Movie #53: Released in 1966, directed by Robert Bresson, 96 minutes. New to me!
LetterBoxd Score: 4 stars
There’s something compelling about this, even if I didn’t like it quite as much as I hoped. I’ve been interested in the inner lives of animals for a long time (I was a vegetarian a decade), and hoped this movie might be about what it is to be a donkey. But Bresson’s style makes it hard for me to emphasize with the humans, and I guess also the donkeys. I’m a simple man who wants emotionally manipulative music and camera angles and acting.
So, for me, this doesn’t quite work on a “film is an empathy machine” level. But there is still a lot in here of interest. The movie is full of the inexplicable, Marie going to Gerard, her father refusing to bend on principle, Arnold getting drunk and dying on the dawn of his wealth. By that standard, Balthazar starts to make sense.
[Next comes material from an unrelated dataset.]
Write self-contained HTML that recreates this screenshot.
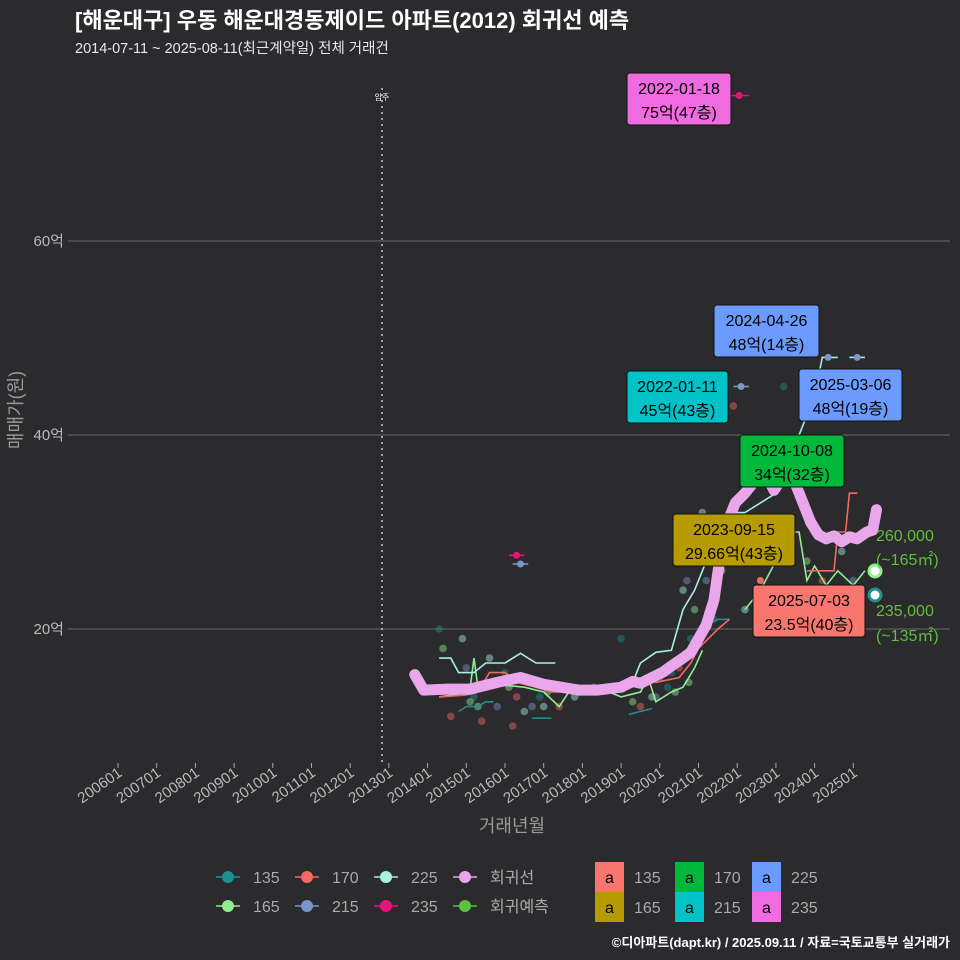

The movie works for me best as a story of Gerard and Marie. I sometimes think many of the most impactful things in life are known and familiar and become trite. Great movies can make us feel the impact anew. And so it’s trite to say it is puzzling why Marie decides to be with Gerard when he is so clearly a bad guy, and after he rapes(?) her. But that’s just how it is sometimes, and the movie makes that feel like its something that really happened.
Why would someone think it’s one of the ten greatest movies ever made?
It’s strange; people react very differently to Bresson’s style. He famously uses amateur actors and uses them like mannequins; apparently some find conventional acting distracting and so they get sucked into Bresson’s worlds more fully. But isn’t how I respond. For me it creates a distance.